Fourth Quarter Highlights
- Record earnings of $0.66 per share
- Book value per common share increased to $12.92
- $3.2 million increase in stockholders’ equity since December 31, 2020
- $0.05 per share cash dividend paid to shareholders
- $0.10 special, one-time cash dividend paid to shareholders
- Deposit increase of $57.3 million since December 31, 2020
The Victory Bancorp, Inc. (OTCQX: VTYB) reported a net income of $1.3 million, or 66 cents per share (diluted), for the fourth quarter ended December 31, 2021, compared to $993 thousand, or 50 cents per share, for the fourth quarter ended December 31, 2020. This represents a $343 thousand or 35% increase over the fourth quarter of 2020. A one-time, special cash dividend of 10 cents per outstanding share of common stock was declared in November 2021. Net income for the year ended December 31, 2021, was $4.0 million, or $1.94 per share (diluted), an increase of $1.7 million, or 74%, over the last year.

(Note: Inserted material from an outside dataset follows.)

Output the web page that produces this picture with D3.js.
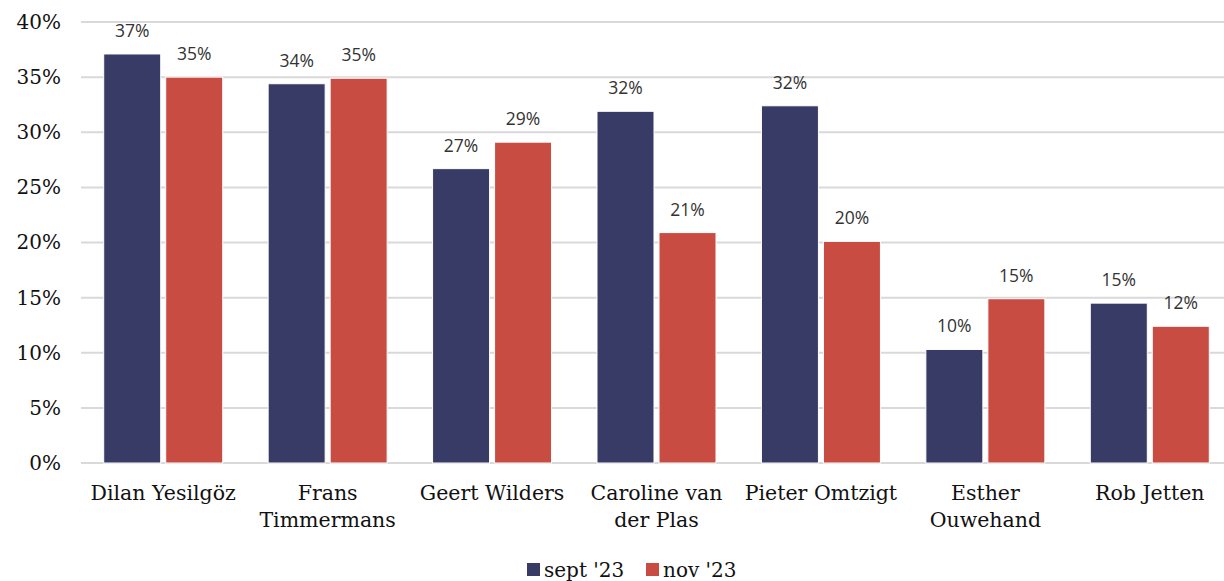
<!DOCTYPE html>
<html><head><meta charset="utf-8">
<script src="https://cdn.jsdelivr.net/npm/d3@7"></script>
<style>body{margin:0;background:#fff}svg{display:block}</style>
</head><body>
<svg id="c" width="1224" height="581"></svg>
<script>
const categories = [["Dilan Yesilgöz"],["Frans","Timmermans"],["Geert Wilders"],["Caroline van","der Plas"],["Pieter Omtzigt"],["Esther","Ouwehand"],["Rob Jetten"]];
const seriesNames = ["sept '23","nov '23"];
const sept = [37.1,34.4,26.7,31.9,32.4,10.3,14.5];
const nov = [35.0,34.9,29.1,20.9,20.1,14.9,12.4];
const yTicks = [0,5,10,15,20,25,30,35,40];
const colors = ["#383b66","#c94c43"];

const svg = d3.select("#c");
const W = 1224, H = 581;
const x = d3.scaleBand().domain(d3.range(categories.length)).range([81, 1232]).paddingInner(0).paddingOuter(0);
const y = d3.scaleLinear().domain([0,40]).range([463,22]);
const serif = "'DejaVu Serif', serif";
const sans = "'Open Sans', 'Noto Sans', sans-serif";

// gridlines
svg.append("g").selectAll("line").data(yTicks).join("line")
  .attr("x1", 81).attr("x2", W).attr("y1", d=>y(d)).attr("y2", d=>y(d))
  .attr("stroke", "#d9d9d9").attr("stroke-width", 2);

const yAxis = d3.axisLeft(y).tickValues(yTicks).tickFormat(d=>d+"%").tickSize(0).tickPadding(0);
const ga = svg.append("g").attr("transform", "translate(61,0)").call(yAxis);
ga.select(".domain").remove();
ga.selectAll("text").attr("font-family", serif).attr("font-size", 20).attr("fill", "#111");

const data = [sept, nov];
const bw = 57, gap = 5;
data.forEach((vals, si) => {
  const g = svg.append("g");
  const off = si === 0 ? -(gap/2 + bw) : gap/2;
  g.selectAll("rect").data(vals).join("rect")
    .attr("x", (d,i)=> x(i) + x.bandwidth()/2 + off)
    .attr("y", d=>y(d)).attr("width", bw).attr("height", d=>y(0)-y(d))
    .attr("fill", colors[si]).attr("stroke", "#fff").attr("stroke-width", 1);
  g.selectAll("text").data(vals).join("text")
    .attr("x", (d,i)=> x(i) + x.bandwidth()/2 + off + bw/2)
    .attr("y", d=>y(d) - 17)
    .attr("text-anchor","middle").attr("font-family", sans).attr("font-size", 17.5).attr("fill","#333")
    .text(d=>Math.round(d)+"%");
});

// category labels
const cg = svg.append("g");
categories.forEach((lines, i) => {
  const t = cg.append("text").attr("text-anchor","middle").attr("font-family", serif)
    .attr("font-size", 20.5).attr("fill","#111");
  lines.forEach((ln, k) => {
    t.append("tspan").attr("x", x(i)+x.bandwidth()/2).attr("y", 500 + k*27).text(ln);
  });
});

// legend
const lg = svg.append("g");
const items = [{x:527, tx:544}, {x:646, tx:663}];
seriesNames.forEach((n, i) => {
  lg.append("rect").attr("x", items[i].x).attr("y", 563).attr("width", 13).attr("height", 13).attr("fill", colors[i]);
  lg.append("text").attr("x", items[i].tx).attr("y", 577).attr("font-family", serif).attr("font-size", 20).attr("fill","#111").text(n);
});
</script>
</body></html>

Book value per common share climbed to $12.92 on December 31, 2021.
Interest income increased $1.3 million or 8.1%, from $15.6 million for the year ended December 31, 2020, to $16.9 million for the year ended December 31, 2021. The bank increased total loan loss reserves from $3.1 million at December 31, 2020, to $3.5 million at December 31, 2021; the loan loss reserve approximated 1.13% of total loans and 1.22% of non-PPP loans (Small Business Administration Paycheck Protection Program loans). Non-performing assets remained low during the quarter, increasing slightly from $117 thousand at September 30, 2021, to $195 thousand at December 31, 2021.
Consolidated pre-tax income, excluding provisions for loan losses, for the quarter ended December 31, 2021, was $1.6 million, compared with pre-provision pre-tax income of $1.3 million for the same quarter in 2020. Consolidated net income was $1.3 million, an increase of $343 thousand as compared to $993 thousand for the same quarter in 2020, totaling approximately $0.66 per common share. Deposits grew to $394.3 million at
December 31, 2021, from $337.0 million at December 31, 2020, a 17.0% increase. Including SBA PPP loans, net loans increased 6.2% to $301.2 million at December 31, 2021, from $283.6 million at December 31, 2020. Total net loans, net of PPP loans, increased 16.0% or $38.5 million from $240.9 million at December 31, 2020, to $279.4 million at December 31, 2021. Total assets increased by $14.4 million to $443.8 million as of December 31, 2021, an increase of 3.3% over one year.
Bank Leader, Joseph W. Major, stated, “Despite continuing economic disruption due to the Pandemic, the bank experienced substantial income, loan and deposit growth in 2021 while generating record-setting fourth-quarter results. We have responded to customer needs under these trying circumstances and have continued to expand our customer base. Most notably, our team remained steadfast in their commitment to our clients and during 2020 and 2021 combined, closed $100 million of Small Business Administration (SBA) Paycheck Protection Program (PPP) loans, and helped businesses in our communities protect over 11,000 local jobs. We continue to see strong commercial lending and banking demand, which resulted in loan growth of $17.5mm and deposit growth of over $57mm from the previous year. In addition, our new Horsham loan office has successfully completed its first full quarter of operations.”
Victory Bancorp, Inc. is traded on the OTCQX market under the symbol VTYB (https://www.otcmarkets.com) and is the parent company of The Victory Bank, a Pennsylvania state-chartered commercial bank, headquartered in Limerick, Pennsylvania, which is located just outside the Philadelphia market in Montgomery County. The Victory Bank was established in 2008 as a specialized business lender that provides high-quality banking services to small and mid-sized businesses and professionals through its three offices located in Montgomery and Berks Counties, Pennsylvania. Additional information about Victory Bancorp is available on this website.
This presentation may contain forward-looking statements (within the meaning of Private Securities Litigation Reform Act of 1995). Actual results may differ materially from the results discussed in these forward-looking statements. Factors that might cause such a difference include, but are not limited to, general economic conditions, changes in interest rates, deposit flows, loan demand, real estate values and competition; changes in accounting principles, policies, or guidelines; changes in legislation or regulation; and other economic; competitive, governmental, regulatory, and technological factors affecting the Company’s operations, pricing, products, and services.